Goal. Pictures in the data below are not part of the copy; transcribe everything else exactly.

━━━

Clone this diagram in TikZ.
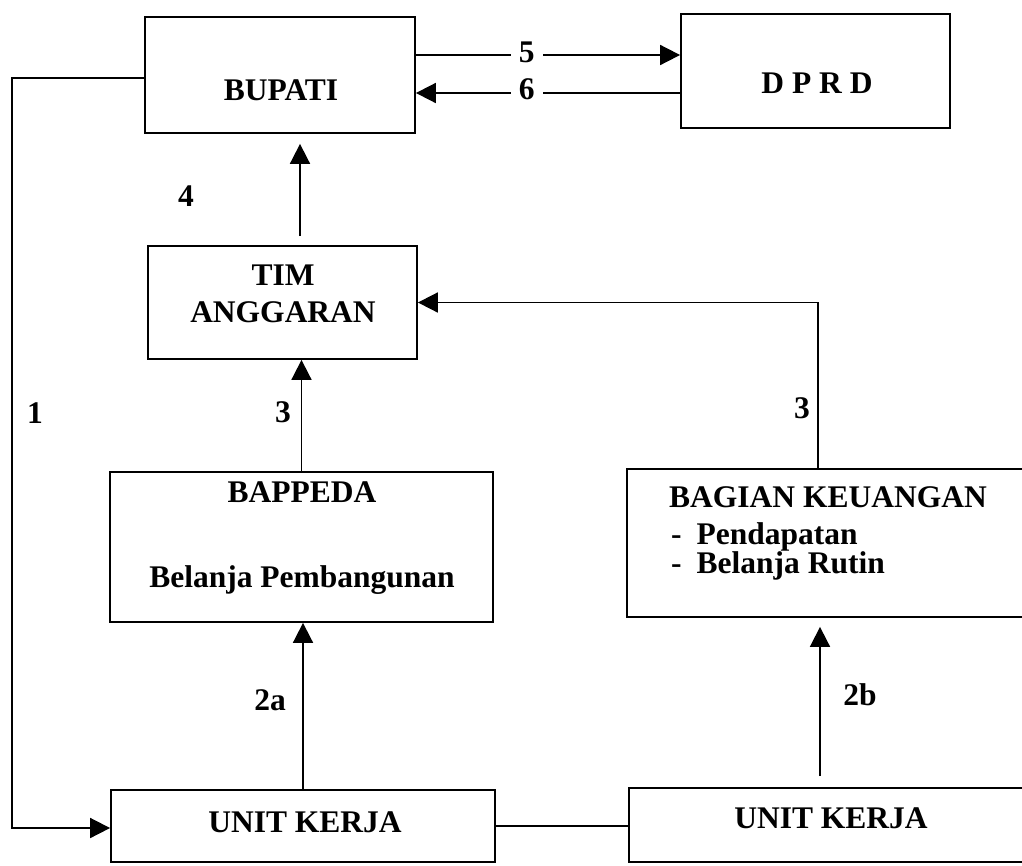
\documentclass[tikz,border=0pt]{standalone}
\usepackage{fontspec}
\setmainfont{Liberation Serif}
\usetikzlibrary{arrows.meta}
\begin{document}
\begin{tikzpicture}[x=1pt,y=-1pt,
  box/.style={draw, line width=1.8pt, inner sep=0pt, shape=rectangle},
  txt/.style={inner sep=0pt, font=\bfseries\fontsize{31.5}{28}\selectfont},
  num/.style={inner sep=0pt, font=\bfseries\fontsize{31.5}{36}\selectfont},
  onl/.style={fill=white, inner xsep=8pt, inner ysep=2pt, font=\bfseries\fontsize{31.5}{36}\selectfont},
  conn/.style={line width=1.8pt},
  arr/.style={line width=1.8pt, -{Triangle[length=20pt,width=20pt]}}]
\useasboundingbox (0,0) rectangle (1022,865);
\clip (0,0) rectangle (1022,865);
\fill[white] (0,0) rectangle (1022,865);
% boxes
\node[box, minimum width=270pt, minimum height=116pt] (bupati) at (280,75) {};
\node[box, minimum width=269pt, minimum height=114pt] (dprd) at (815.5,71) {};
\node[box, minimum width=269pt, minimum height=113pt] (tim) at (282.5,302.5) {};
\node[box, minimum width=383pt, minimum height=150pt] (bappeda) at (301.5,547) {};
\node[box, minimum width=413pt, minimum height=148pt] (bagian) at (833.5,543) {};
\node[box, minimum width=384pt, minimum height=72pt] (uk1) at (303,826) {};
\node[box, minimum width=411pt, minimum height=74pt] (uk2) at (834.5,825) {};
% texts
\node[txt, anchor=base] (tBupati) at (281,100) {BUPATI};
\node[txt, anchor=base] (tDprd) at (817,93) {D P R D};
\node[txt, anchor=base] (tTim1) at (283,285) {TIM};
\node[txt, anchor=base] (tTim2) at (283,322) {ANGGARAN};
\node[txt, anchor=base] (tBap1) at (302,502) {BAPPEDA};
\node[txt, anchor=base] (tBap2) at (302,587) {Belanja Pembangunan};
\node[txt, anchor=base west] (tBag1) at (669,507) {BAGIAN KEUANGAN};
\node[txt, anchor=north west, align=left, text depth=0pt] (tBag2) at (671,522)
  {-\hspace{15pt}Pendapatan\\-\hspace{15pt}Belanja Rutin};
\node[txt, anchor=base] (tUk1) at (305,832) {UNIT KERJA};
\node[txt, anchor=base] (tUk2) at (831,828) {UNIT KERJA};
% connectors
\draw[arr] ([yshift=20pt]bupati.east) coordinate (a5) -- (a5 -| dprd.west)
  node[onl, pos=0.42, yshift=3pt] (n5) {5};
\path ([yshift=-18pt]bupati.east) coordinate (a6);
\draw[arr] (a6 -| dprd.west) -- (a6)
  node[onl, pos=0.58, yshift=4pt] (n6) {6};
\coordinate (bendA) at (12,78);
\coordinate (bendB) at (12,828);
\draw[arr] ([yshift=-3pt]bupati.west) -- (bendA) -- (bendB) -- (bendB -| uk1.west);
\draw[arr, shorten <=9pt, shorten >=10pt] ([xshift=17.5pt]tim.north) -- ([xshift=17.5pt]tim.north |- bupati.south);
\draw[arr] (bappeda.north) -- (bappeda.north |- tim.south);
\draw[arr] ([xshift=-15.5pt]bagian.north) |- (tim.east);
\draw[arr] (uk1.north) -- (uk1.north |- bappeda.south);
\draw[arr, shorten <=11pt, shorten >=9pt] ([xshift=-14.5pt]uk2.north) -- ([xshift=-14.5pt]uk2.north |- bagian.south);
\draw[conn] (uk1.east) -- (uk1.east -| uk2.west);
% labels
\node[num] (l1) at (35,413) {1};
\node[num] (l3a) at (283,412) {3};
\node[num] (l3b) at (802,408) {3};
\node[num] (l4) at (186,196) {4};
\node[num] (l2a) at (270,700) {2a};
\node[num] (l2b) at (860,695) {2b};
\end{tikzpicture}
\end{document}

━━━

Problem solution.
Clone this diagram in TikZ.
\documentclass[tikz,border=0pt]{standalone}
\usepackage{fontspec}
\setmainfont{Liberation Serif}
\usetikzlibrary{arrows.meta}
\begin{document}
\begin{tikzpicture}[x=1pt,y=-1pt,
  box/.style={draw, line width=1.8pt, inner sep=0pt, shape=rectangle},
  txt/.style={inner sep=0pt, font=\bfseries\fontsize{31.5}{28}\selectfont},
  num/.style={inner sep=0pt, font=\bfseries\fontsize{31.5}{36}\selectfont},
  onl/.style={fill=white, inner xsep=8pt, inner ysep=2pt, font=\bfseries\fontsize{31.5}{36}\selectfont},
  conn/.style={line width=1.8pt},
  arr/.style={line width=1.8pt, -{Triangle[length=20pt,width=20pt]}}]
\useasboundingbox (0,0) rectangle (1022,865);
\clip (0,0) rectangle (1022,865);
\fill[white] (0,0) rectangle (1022,865);
% boxes
\node[box, minimum width=270pt, minimum height=116pt] (bupati) at (280,75) {};
\node[box, minimum width=269pt, minimum height=114pt] (dprd) at (815.5,71) {};
\node[box, minimum width=269pt, minimum height=113pt] (tim) at (282.5,302.5) {};
\node[box, minimum width=383pt, minimum height=150pt] (bappeda) at (301.5,547) {};
\node[box, minimum width=413pt, minimum height=148pt] (bagian) at (833.5,543) {};
\node[box, minimum width=384pt, minimum height=72pt] (uk1) at (303,826) {};
\node[box, minimum width=411pt, minimum height=74pt] (uk2) at (834.5,825) {};
% texts
\node[txt, anchor=base] (tBupati) at (281,100) {BUPATI};
\node[txt, anchor=base] (tDprd) at (817,93) {D P R D};
\node[txt, anchor=base] (tTim1) at (283,285) {TIM};
\node[txt, anchor=base] (tTim2) at (283,322) {ANGGARAN};
\node[txt, anchor=base] (tBap1) at (302,502) {BAPPEDA};
\node[txt, anchor=base] (tBap2) at (302,587) {Belanja Pembangunan};
\node[txt, anchor=base west] (tBag1) at (669,507) {BAGIAN KEUANGAN};
\node[txt, anchor=north west, align=left, text depth=0pt] (tBag2) at (671,522)
  {-\hspace{15pt}Pendapatan\\-\hspace{15pt}Belanja Rutin};
\node[txt, anchor=base] (tUk1) at (305,832) {UNIT KERJA};
\node[txt, anchor=base] (tUk2) at (831,828) {UNIT KERJA};
% connectors
\draw[arr] ([yshift=20pt]bupati.east) coordinate (a5) -- (a5 -| dprd.west)
  node[onl, pos=0.42, yshift=3pt] (n5) {5};
\path ([yshift=-18pt]bupati.east) coordinate (a6);
\draw[arr] (a6 -| dprd.west) -- (a6)
  node[onl, pos=0.58, yshift=4pt] (n6) {6};
\coordinate (bendA) at (12,78);
\coordinate (bendB) at (12,828);
\draw[arr] ([yshift=-3pt]bupati.west) -- (bendA) -- (bendB) -- (bendB -| uk1.west);
\draw[arr, shorten <=9pt, shorten >=10pt] ([xshift=17.5pt]tim.north) -- ([xshift=17.5pt]tim.north |- bupati.south);
\draw[arr] (bappeda.north) -- (bappeda.north |- tim.south);
\draw[arr] ([xshift=-15.5pt]bagian.north) |- (tim.east);
\draw[arr] (uk1.north) -- (uk1.north |- bappeda.south);
\draw[arr, shorten <=11pt, shorten >=9pt] ([xshift=-14.5pt]uk2.north) -- ([xshift=-14.5pt]uk2.north |- bagian.south);
\draw[conn] (uk1.east) -- (uk1.east -| uk2.west);
% labels
\node[num] (l1) at (35,413) {1};
\node[num] (l3a) at (283,412) {3};
\node[num] (l3b) at (802,408) {3};
\node[num] (l4) at (186,196) {4};
\node[num] (l2a) at (270,700) {2a};
\node[num] (l2b) at (860,695) {2b};
\end{tikzpicture}
\end{document}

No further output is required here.